Through narrative, essay, memoir and poem, they bring us from "1619-1624: Arrival" — written by Nikole Hannah-Jones, the Pulitzer Prize-winning journalist and creator of "The 1619 Project," to "2014-2019: Black Lives Matter" by Alicia Garza, co-founder of the Black Lives Matter movement. There is so much in between.
Ijeoma Oluo explores how the early enslavers' worries about miscegenation became the foundation for a legal and social framework under which we still, to an extent, operate today. We learn from Brenda Stevenson how the early denial of Black women's femininity still resonates in today's world. The legal, social and religious structures created and perpetuated to ensure continued white social and political supremacy in America are explored throughout the book, in the Rev. Dr. William J. Barber II's chapter on David George, Deirdre Cooper Owens' chapter on the Fugitive Slave Act, John A. Powell's chapter, "1854-1859: Dred Scott," Howard Bryant's chapter on boxer Jack Johnson, Chad Williams' chapter on the Black soldier, Esther Armah's 1999-2004 chapter on the Black immigrant and myriad others.

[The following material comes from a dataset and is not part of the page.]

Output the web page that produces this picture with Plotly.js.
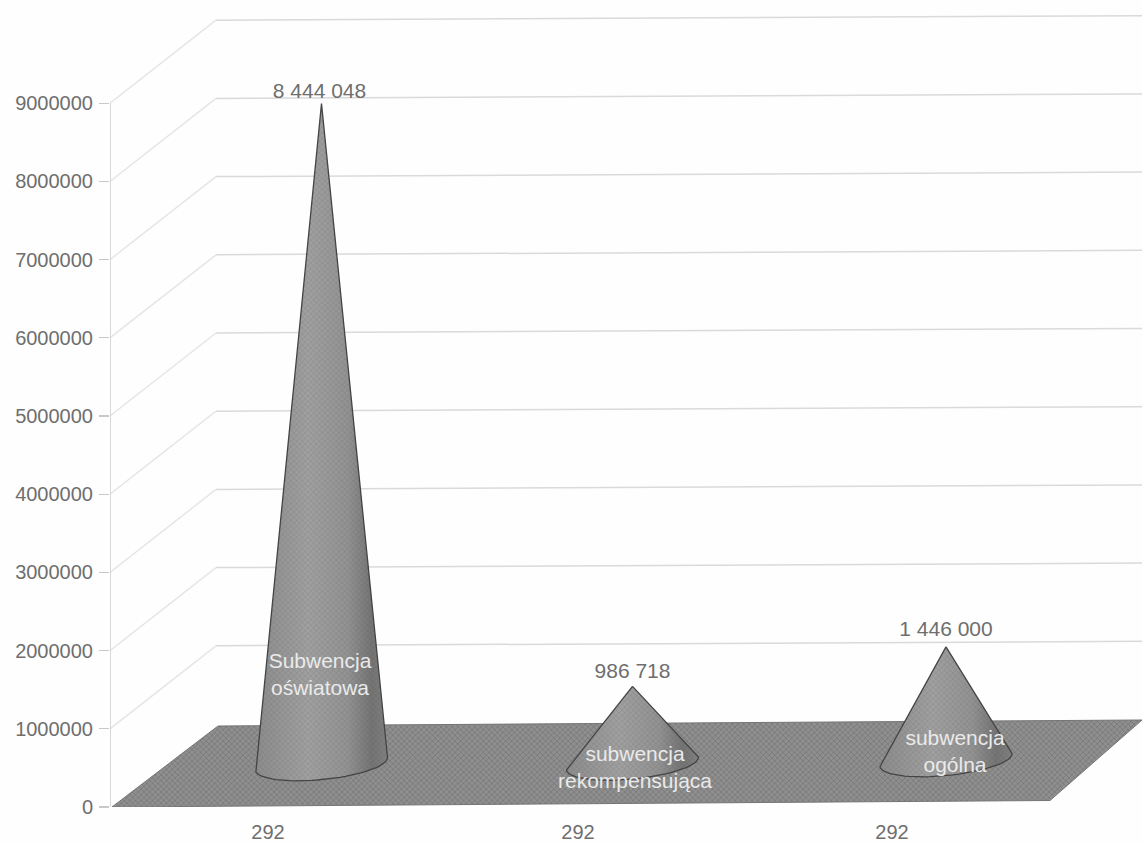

Harriet Tubman, abolitionist (BlackIllustrations.com)
Four Hundred Souls covers slave codes in Virginia, slave revolts in New York, the Louisiana Rebellion, the Albany 3, Atlanta, Philadelphia, the Great Migration, and the Harlem Renaissance. The book dispels the notion that Black Americans only exist in certain parts of the country and the equally pervasive myth that Black Americans were only ever seriously mistreated in the South.
I recommend Four Hundred Souls to anyone interested in learning more about Black American history, specifically from Black Americans. The book will also inform anyone whose formal education skipped from "slavery, which was bad," to "the civil rights movement, which was good" with little exploration of either and no word on what Black Americans were doing from 1865 to 1965. Even those with a solid knowledge of Black American history will find the book refreshing and informative.
For Catholics interested in learning about Black American history, whether to confront the sin of racism or lift the voices of those long ignored, Four Hundred Souls illustrates how the present is shaped and informed by the past and provides endless jumping-off points for further reading. From the Black Codes to the Combahee River Collective; spirituals to hip-hop; Phillis Wheatley to Zora Neale Hurston; Four Hundred Souls confirms that Black people have always been in America, have always been part of American history and will be part of America's future.